Retail

How Adidas’s Speedfactory could change the footwear industry

Lara Williams

Lara Williams, Editor-at-large

At the end of last month, Adidas launched AM4LDN – their first localised shoe design made possible by Speedfactory. But what is Speedfactory, and how could it revolutionise footwear?

Adidas’s AM4 project is creating unique shoes for individual cities, tailored to fit the residents of each city’s needs.

Londoners, for example, wanted a reflective shoe, with an extra grippy outsole to deal with the grey London drizzle.

Such a hyper-local product might seem strange from a global brand such as Adidas, but it’s all been made possible by their new Speedfactory in Ansbach, Germany.

Automation at Adidas

While fashion is largely getting faster and more responsive, footwear still relies on mass-production and long timelines.

speedfactory adidas

Source: Adidas

It currently takes 12-18 months to take an Adidas trainer from concept to store. Just one style of shoe relies upon several different factories across Asia – one might make the outsole for example, while another produces the soft upper that wraps around your foot. A shoe model has to be produced in the hundreds of thousands to be economically viable, something that doesn’t entirely fit a market where premium products thrive on scarcity.
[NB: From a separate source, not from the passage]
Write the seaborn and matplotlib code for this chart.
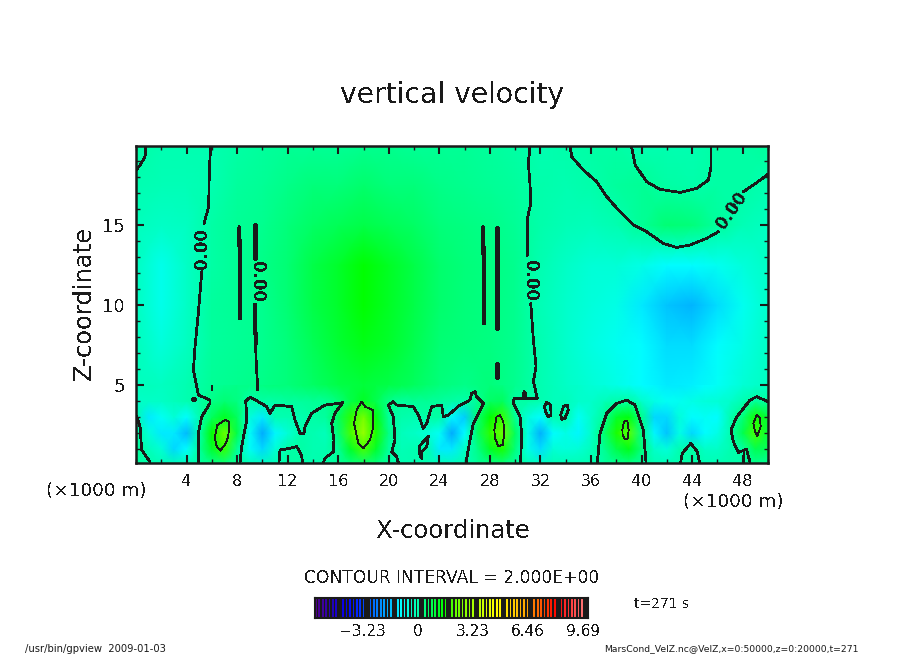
import numpy as np
import matplotlib
matplotlib.use("Agg")
import matplotlib.pyplot as plt
from matplotlib.colors import LinearSegmentedColormap
from matplotlib.ticker import MultipleLocator
import seaborn as sns

# tone values, x = 0..50 km every km, lower layer
low_z0 = [.1, .02, -.05, -.1, -.1, .05, .2, .3, .05, -.1, -.2, -.05, .05, .03, -.05, .03, .1, .3, .4, .3, .05, -.05, -.05, -.05, -.1, -.15,
          -.05, .1, .25, .3, .05, -.1, -.2, -.1, -.05, -.1, -.05, .05, .2, .25, .05, -.1, -.1, 0, .05, -.05, -.05, -.02, .02, .15, .1]
low_z1 = [.2, -.2, -.5, -1.4, -1.0, .1, 1.1, 1.9, .2, -.9, -1.4, -.5, .05, .05, -.1, -.05, .2, 1.2, 2.0, 1.1, .1, -.15, -.1, .02, -1.2, -1.2,
          -.3, .3, 1.2, 1.7, .4, -.7, -1.3, -.5, -.6, -.5, -.2, .2, .9, 1.3, .4, -.4, -.6, -.1, .08, -.3, -.3, -.05, .05, .8, .7]
low_z2 = [.1, -.6, -1.2, -1.2, -1.7, -.1, 1.5, 2.3, .9, -.9, -1.9, -1.1, -.5, -.02, -.1, -.2, .5, 2.0, 3.0, 1.7, .3, -.2, -.35, -.5, -.9, -1.9,
          -1.0, .6, 1.8, 2.4, .7, -.7, -1.8, -1.0, -.7, -1.1, -.4, .5, 1.7, 2.1, .3, -1.1, -1.6, -.7, -1.4, -1.0, -.7, -.05, .8, 2.0, 1.0]
low_z3 = [0, -1.2, -.9, -.5, -1.0, -.1, .7, 1.2, .7, -.6, -1.2, -.1, -.1, -.05, .03, .1, .7, 1.8, 2.5, 1.4, .1, -.02, -.05, .05, .05, -1.1,
          -1.5, .5, 1.5, 1.9, .2, -.6, -1.0, -.05, 0, -.9, -.4, .1, 1.1, 1.4, .3, -1.4, -1.4, -.6, -1.0, -.9, -1.0, -.05, .4, 1.6, 1.0]
low_z4 = [-.3, -.3, -.3, -.2, -.1, .05, .3, .5, .35, 0, .05, .08, .1, .12, .15, .2, .4, .9, 1.2, .8, .3, .1, .15, .15, .1, .03,
          .02, .2, .6, .7, .05, .05, -.1, -.2, -.2, -.4, -.4, -.2, -.02, .03, -.4, -.7, -.9, -.8, -.7, -.6, -.5, -.4, -.1, .1, .05]
low_z5 = [-.2, -.22, -.25, -.2, -.1, .05, .2, .25, .3, .32, .35, .42, .45, .55, .65, .75, .85, .95, 1.0, .95, .9, .8, .7, .55, .4, .35,
          .3, .35, .4, .35, .25, .1, -.1, -.2, -.3, -.4, -.5, -.6, -.7, -.85, -1.0, -1.1, -1.2, -1.18, -1.15, -1.0, -.9, -.7, -.5, -.38, -.25]

# tone values, x = 0..50 km every 2 km, upper layer
high_z5 = [-.2, -.25, -.1, .2, .25, .3, .45, .65, .85, 1.0, .9, .7, .4, .3, .4, .25, -.1, -.3, -.5, -.7, -1.0, -1.2, -1.15, -.9, -.5, -.25]
high_z75 = [-.2, -.55, -.25, .12, .15, .25, .45, .75, 1.05, 1.3, 1.1, .8, .5, .4, .35, .25, -.1, -.4, -.65, -.8, -1.0, -1.3, -1.3, -1.0, -.7, -.35]
high_z10 = [-.25, -.75, -.3, .1, .15, .25, .5, .85, 1.15, 1.5, 1.2, .85, .55, .4, .35, .25, -.15, -.4, -.6, -.7, -1.2, -1.6, -1.75, -1.3, -.8, -.4]
high_z125 = [-.25, -.75, -.3, .05, .15, .3, .5, .85, 1.15, 1.5, 1.2, .85, .55, .4, .35, .25, -.1, -.35, -.5, -.5, -.7, -1.0, -1.0, -.8, -.6, -.3]
high_z15 = [-.2, -.35, -.25, .05, .15, .25, .4, .6, .75, .9, .75, .6, .45, .35, .3, .2, -.02, -.15, -.2, -.05, .15, .5, .45, .1, -.15, -.25]
high_z175 = [-.1, -.15, -.15, -.05, .1, .2, .3, .4, .45, .55, .45, .4, .3, .25, .2, .1, -.03, -.05, -.02, .1, .15, .05, .02, .08, .03, -.05]
high_z20 = [.05, -.05, -.05, -.05, .05, .1, .15, .2, .2, .25, .25, .2, .2, .15, .1, .05, -.05, -.03, .05, .05, -.05, -.1, -.1, .03, .08, .1]

# contour lines: (x km, z km)
zero_lines = [
    [(.79, 19.94), (.71, 19.27), (.32, 18.75), (0, 18.4)],
    [(5.91, 19.94), (5.8, 18.44), (5.75, 16.15), (5.38, 15.1)],
    [(5.2, 12.08), (4.93, 9.48), (4.67, 7.4), (4.54, 5.94), (4.93, 4.38), (5.85, 4.06), (5.85, 3.85), (5.2, 3.02), (4.93, 1.98), (4.93, .125)],
    [(9.41, 15.06), (9.41, 12.9)],
    [(9.41, 9.8), (9.49, 6.77), (9.63, 4.69)],
    [(8.23, .15), (8.36, 1.15), (8.76, 2.81), (8.7, 3.85), (8.62, 3.96), (9.02, 4.23), (9.68, 3.96), (10.34, 3.65), (10.6, 3.23), (11.0, 3.75),
     (12.32, 3.65), (12.58, 2.81), (12.97, 1.98), (13.29, 1.94), (13.37, 2.4), (13.9, 3.23), (14.95, 3.75), (16.0, 3.85), (16.35, 3.9),
     (15.74, 3.23), (15.48, 2.6), (15.66, 1.56), (15.61, .83), (14.95, .42), (14.82, .15)],
    [(0, 3.125), (.32, 2.4), (.45, .94), (1.11, .2)],
    [(11.31, .15), (11.39, .94), (12.18, 1.04), (12.71, 1.15), (13.1, .625), (13.18, .15)],
    [(20.75, .15), (20.62, .52), (20.23, .83), (20.49, 1.56), (20.36, 3.02), (19.96, 3.75), (20.36, 3.96), (20.62, 3.75), (21.94, 3.65),
     (22.34, 3.12), (22.73, 2.29), (23.0, 2.6), (23.39, 3.65), (24.18, 3.75), (24.31, 3.02), (24.71, 3.12), (25.63, 3.75), (25.9, 3.85),
     (26.42, 4.06), (26.56, 4.48), (26.82, 4.58), (26.95, 4.27), (27.48, 3.85), (26.69, 2.6), (26.42, 1.56), (26.11, .15)],
    [(22.47, .52), (22.42, 1.15), (22.73, 1.46), (23.13, 1.81), (23.0, 1.15), (22.6, .83), (22.6, .42), (22.47, .52)],
    [(31.17, 19.94), (31.04, 18.85), (31.17, 17.6), (31.23, 16.35), (30.96, 15.4), (30.96, 13.1)],
    [(31.23, 10.1), (31.44, 7.81), (31.65, 6.15), (31.44, 5.21), (31.75, 4.17), (30.77, 4.17), (30.7, 4.58), (30.77, 4.17), (29.91, 4.17),
     (29.85, 3.85), (30.38, 3.02), (30.51, 1.98), (30.43, .15)],
    [(32.3, 3.65), (32.49, 3.92), (32.81, 3.75), (32.83, 3.12), (32.62, 3.02), (32.41, 3.33), (32.3, 3.65)],
    [(33.6, 3.12), (33.81, 3.65), (34.12, 3.75), (34.2, 3.44), (33.94, 2.92), (33.68, 2.85), (33.6, 3.12)],
    [(34.34, 19.94), (34.47, 19.27), (35.39, 18.44), (36.44, 17.71), (37.24, 16.77), (38.29, 15.83), (39.35, 15.0), (40.4, 14.58), (41.72, 13.85),
     (42.77, 13.6), (43.83, 13.75), (45.15, 14.17), (46.07, 14.58)],
    [(48.05, 17.08), (48.84, 17.5), (50, 18.17)],
    [(39.2, 19.94), (39.49, 18.75), (40.4, 17.71), (41.45, 17.23), (43.04, 17.04), (44.36, 17.29), (45.28, 17.81), (45.49, 18.65), (45.49, 19.94)],
    [(36.5, .15), (36.71, 1.98), (37.24, 3.23), (38.03, 3.85), (38.82, 4.06), (39.48, 3.75), (40.14, 2.19), (40.35, .15)],
    [(43.09, .15), (43.22, .73), (43.88, 1.35), (44.41, .83), (44.59, .15)],
    [(50, 3.96), (49.1, 4.27), (48.58, 4.06), (47.53, 3.02), (47.07, 2.19), (47.26, 1.46), (47.65, .79), (48.31, .98), (48.58, .15)],
    [(48.08, .85), (48.08, .15)],
    [(5.99, 4.96), (5.99, 4.69)],
]
thick_lines = [
    [(8.18, 14.85), (8.23, 9.17)],
    [(9.41, 15.06), (9.41, 12.9)],
    [(9.41, 10.0), (9.47, 7.6)],
    [(27.48, 14.85), (27.53, 8.85)],
    [(28.53, 14.85), (28.53, 8.48)],
    [(28.53, 6.35), (28.53, 5.42)],
    [(30.7, 4.58), (30.7, 4.17)],
    [(4.45, 4.15), (4.7, 4.15)],
]
two_lines = [
    [(6.25, 1.77), (6.43, 2.5), (7.04, 2.81), (7.38, 2.71), (7.3, 1.77), (7.04, 1.25), (6.65, .9), (6.33, 1.25), (6.25, 1.77)],
    [(17.25, 2.6), (17.46, 3.44), (17.85, 3.96), (18.11, 3.65), (18.72, 3.44), (18.78, 2.4), (18.51, 1.56), (17.99, 1.04), (17.59, 1.35), (17.25, 2.6)],
    [(28.35, 2.19), (28.53, 3.02), (28.8, 3.12), (29.06, 2.71), (29.14, 1.98), (29.01, 1.25), (28.66, 1.19), (28.4, 1.67), (28.35, 2.19)],
    [(38.48, 2.19), (38.61, 2.71), (38.87, 2.77), (38.98, 2.19), (38.9, 1.67), (38.69, 1.6), (38.5, 1.87), (38.48, 2.19)],
    [(48.84, 2.6), (49.1, 3.12), (49.37, 2.92), (49.42, 2.4), (49.16, 1.81), (48.97, 2.08), (48.84, 2.6)],
]
line_labels = [(5.27, 13.54, 90), (9.6, 11.46, -90), (31.17, 11.56, -90), (47.13, 15.94, 55)]

x_ticks = [4, 8, 12, 16, 20, 24, 28, 32, 36, 40, 44, 48]
z_ticks = [5, 10, 15]
bar_ticks = [-3.23, 0, 3.23, 6.46, 9.69]
bar_labels = ["\u22123.23", "0", "3.23", "6.46", "9.69"]

VMIN, VMAX = -6.05, 9.98
tone_anchors = [(-6.05, "#50008c"), (-5.0, "#1e00be"), (-4.2, "#0000ff"), (-2.5, "#0078ff"), (-1.65, "#00beff"), (-1.0, "#00ffff"),
                (0, "#00ffaa"), (1.5, "#00ff00"), (2.2, "#64ff00"), (4.6, "#ffff00"), (6.5, "#ffa000"), (8.2, "#ff0000"), (9.98, "#ff8282")]

sns.set_theme(style="white")
plt.rcParams["font.family"] = ["DejaVu Sans"]
plt.rcParams["text.antialiased"] = False

tone_cmap = LinearSegmentedColormap.from_list(
    "tone", [((v - VMIN) / (VMAX - VMIN), c) for v, c in tone_anchors])

W, H = 904, 654
fig = plt.figure(figsize=(W / 100, H / 100), dpi=100)

def px_axes(left, top, right, bottom, **kw):
    return fig.add_axes([left / W, (H - bottom) / H, (right - left) / W, (bottom - top) / H], **kw)

def put(px, py, s, size, **kw):
    fig.text(px / W, 1 - py / H, s, fontsize=size, ha="center", va="center", color="k", **kw)

# tone layers, two heatmaps because the rows are spaced differently
ax_low = px_axes(136, 385, 768, 463)
low = np.array([low_z0, low_z1, low_z2, low_z3, low_z4, low_z5])
sns.heatmap(low, ax=ax_low, cmap=tone_cmap, vmin=VMIN, vmax=VMAX, cbar=False,
            xticklabels=False, yticklabels=False, shading="gouraud")
ax_low.set_xlim(0, 50)
ax_low.set_ylim(.125, 5)
ax_low.axis("off")

ax_high = px_axes(136, 146, 768, 385)
high = np.array([high_z5, high_z75, high_z10, high_z125, high_z15, high_z175, high_z20])
sns.heatmap(high, ax=ax_high, cmap=tone_cmap, vmin=VMIN, vmax=VMAX, cbar=False,
            xticklabels=False, yticklabels=False, shading="gouraud")
ax_high.set_xlim(0, 25)
ax_high.set_ylim(0, (19.94 - 5) / 2.5)
ax_high.axis("off")

# frame and contours on top
ax = px_axes(136, 146, 768, 463, facecolor="none")

def draw_line(points, lw):
    xs, zs = zip(*points)
    sns.lineplot(x=list(xs), y=list(zs), ax=ax, sort=False, estimator=None, color="k", linewidth=lw, antialiased=False)

for line in zero_lines:
    draw_line(line, 1.25)
for line in thick_lines:
    draw_line(line, 2.2)
for line in two_lines:
    draw_line(line, .6)
for x, z, rot in line_labels:
    ax.text(x, z, "0.00", rotation=rot, rotation_mode="anchor", ha="center", va="center", fontsize=12, weight="bold", color="k")

ax.set_xlim(0, 50)
ax.set_ylim(.125, 19.94)
ax.set_xticks(x_ticks)
ax.set_yticks(z_ticks)
ax.xaxis.set_minor_locator(MultipleLocator(2))
ax.yaxis.set_minor_locator(MultipleLocator(1))
ax.tick_params(which="major", direction="in", length=6, width=1.5, top=True, right=True, bottom=True, left=True, colors="k")
ax.tick_params(which="minor", direction="in", length=3, width=1, top=True, right=True, bottom=True, left=True, colors="k")
ax.tick_params(axis="x", which="major", labelsize=11.5, pad=8)
ax.tick_params(axis="y", which="major", labelsize=13, pad=8)
for side in ax.spines.values():
    side.set_visible(True)
    side.set_color("k")
    side.set_linewidth(1.8)

# striped colour bar, every other cell left out so the black shows through
cax = px_axes(315, 598, 588, 618, facecolor="k")
stripes = np.linspace(VMIN, VMAX, 160)[None, :]
gaps = ((np.arange(160) % 2 == 1) | (np.arange(160) % 16 == 14))[None, :]
sns.heatmap(stripes, ax=cax, cmap=tone_cmap, vmin=VMIN, vmax=VMAX, cbar=False, mask=gaps,
            xticklabels=False, yticklabels=False, linewidths=0)
cax.set_facecolor("k")
for side in cax.spines.values():
    side.set_visible(True)
    side.set_color("k")
    side.set_linewidth(1.5)

for value, label in zip(bar_ticks, bar_labels):
    put(315 + (value - VMIN) / (VMAX - VMIN) * 273, 632, label, 11)

put(452, 95, "vertical velocity", 20.3)
put(453, 531, "X-coordinate", 17.5)
put(84, 303, "Z-coordinate", 17.4, rotation=90)
put(96, 491, "(\u00d71000 m)", 13.2)
put(733, 502, "(\u00d71000 m)", 13.2)
put(452, 578, "CONTOUR INTERVAL = 2.000E+00", 12.3)
put(662, 604, "t=271 s", 10)
put(95, 649, "/usr/bin/gpview  2009-01-03", 7.2, antialiased=True)
put(731, 649, "MarsCond_VelZ.nc@VelZ,x=0:50000,z=0:20000,t=271", 6.65, antialiased=True)

fig.savefig("out.png", dpi=100, facecolor="white")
However, the Speedfactory changes all of that. Almost entirely automated, the factory’s robots handle all aspects of shoe production, taking production time down from months to a single day.

It also means Adidas can create small batches of hyper-local designs – something that’ll not only excite consumers at the prospect of speedy customisations but enable Adidas to experiment more with innovative, data-driven designs.

Data Driven

David Drury, director of Global Futures at Adidas, says that the shoes coming out of Speedfactory will always be in “Beta”.

NFC (near-field communication) chips will be inserted into the shoes, at first to reveal original content in its app. Later, however, these chips could deliver valuable data to Adidas, allowing them to improve their shoes continuously. The more data, the more personalised and local the shoes could become.

Co-creation is also a potential future in shoemaking. At the AM4LDN launch, consumers were invited to have their data captured – including biometrics (running gait), foot and face-scans.

This data could be used to make one-off shoes, the ultimate in customised footwear. Whether a consumer’s feet are different sizes or a difficult shape, Adidas could create a shoe just for them. While this is likely to be exclusively for sponsored athletes to begin with – runners and trainer fanatics alike would be willing to pay a premium.

speedfactory adidas am4ldn

The AM4LDN shoe Source: Adidas

Not a solo race

Other footwear companies are onto automation too. Nike uses static electricity tech to assemble shoes 20 times faster than a worker, while New Balance have started 3D printing soles.

While they’re all keeping themselves in the race, it’s clear that technology is making footwear more sustainable, ethical and, above-all, increasingly consumer-orientated.